# Do this:
Leaving out the pictures, retype all the material exactly.

# Dataset extract:
----

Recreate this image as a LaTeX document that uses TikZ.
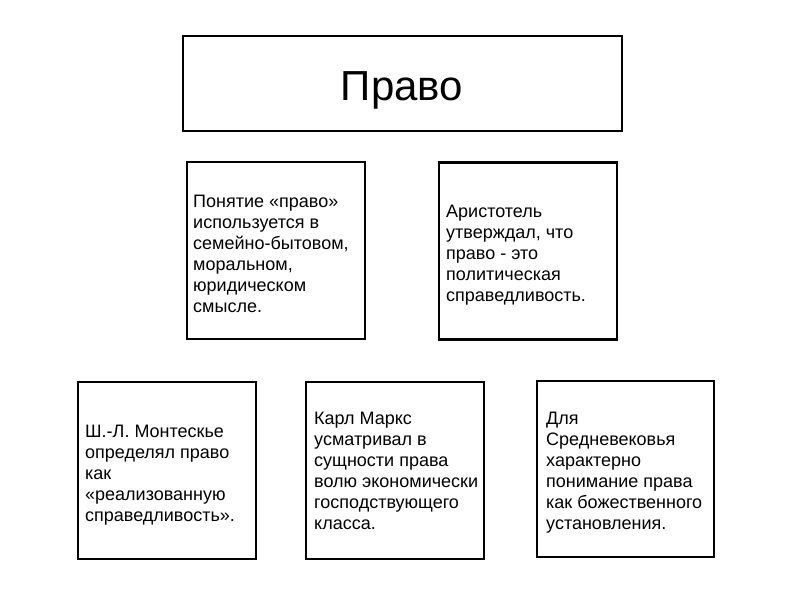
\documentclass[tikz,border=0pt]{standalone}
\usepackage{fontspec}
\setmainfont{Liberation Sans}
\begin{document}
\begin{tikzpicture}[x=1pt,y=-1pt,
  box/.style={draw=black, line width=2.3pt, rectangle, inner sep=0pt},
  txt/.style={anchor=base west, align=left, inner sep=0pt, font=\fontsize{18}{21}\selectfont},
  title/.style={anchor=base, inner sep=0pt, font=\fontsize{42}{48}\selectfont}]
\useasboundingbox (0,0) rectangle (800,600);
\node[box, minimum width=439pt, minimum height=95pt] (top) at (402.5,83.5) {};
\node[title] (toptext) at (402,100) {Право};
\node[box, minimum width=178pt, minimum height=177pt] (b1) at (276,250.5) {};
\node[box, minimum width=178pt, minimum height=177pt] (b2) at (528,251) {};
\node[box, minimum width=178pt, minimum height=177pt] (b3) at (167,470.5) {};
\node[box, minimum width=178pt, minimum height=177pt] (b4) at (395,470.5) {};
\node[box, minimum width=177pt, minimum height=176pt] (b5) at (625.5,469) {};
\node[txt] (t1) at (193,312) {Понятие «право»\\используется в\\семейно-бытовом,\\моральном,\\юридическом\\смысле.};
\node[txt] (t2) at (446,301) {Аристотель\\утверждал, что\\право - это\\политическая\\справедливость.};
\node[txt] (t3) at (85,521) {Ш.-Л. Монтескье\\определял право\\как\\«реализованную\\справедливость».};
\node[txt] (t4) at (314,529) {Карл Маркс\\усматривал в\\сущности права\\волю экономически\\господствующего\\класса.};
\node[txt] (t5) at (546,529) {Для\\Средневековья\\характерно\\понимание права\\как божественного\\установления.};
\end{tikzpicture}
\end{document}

----

# Finished exercise:
Recreate this image as a LaTeX document that uses TikZ.
\documentclass[tikz,border=0pt]{standalone}
\usepackage{fontspec}
\setmainfont{Liberation Sans}
\begin{document}
\begin{tikzpicture}[x=1pt,y=-1pt,
  box/.style={draw=black, line width=2.3pt, rectangle, inner sep=0pt},
  txt/.style={anchor=base west, align=left, inner sep=0pt, font=\fontsize{18}{21}\selectfont},
  title/.style={anchor=base, inner sep=0pt, font=\fontsize{42}{48}\selectfont}]
\useasboundingbox (0,0) rectangle (800,600);
\node[box, minimum width=439pt, minimum height=95pt] (top) at (402.5,83.5) {};
\node[title] (toptext) at (402,100) {Право};
\node[box, minimum width=178pt, minimum height=177pt] (b1) at (276,250.5) {};
\node[box, minimum width=178pt, minimum height=177pt] (b2) at (528,251) {};
\node[box, minimum width=178pt, minimum height=177pt] (b3) at (167,470.5) {};
\node[box, minimum width=178pt, minimum height=177pt] (b4) at (395,470.5) {};
\node[box, minimum width=177pt, minimum height=176pt] (b5) at (625.5,469) {};
\node[txt] (t1) at (193,312) {Понятие «право»\\используется в\\семейно-бытовом,\\моральном,\\юридическом\\смысле.};
\node[txt] (t2) at (446,301) {Аристотель\\утверждал, что\\право - это\\политическая\\справедливость.};
\node[txt] (t3) at (85,521) {Ш.-Л. Монтескье\\определял право\\как\\«реализованную\\справедливость».};
\node[txt] (t4) at (314,529) {Карл Маркс\\усматривал в\\сущности права\\волю экономически\\господствующего\\класса.};
\node[txt] (t5) at (546,529) {Для\\Средневековья\\характерно\\понимание права\\как божественного\\установления.};
\end{tikzpicture}
\end{document}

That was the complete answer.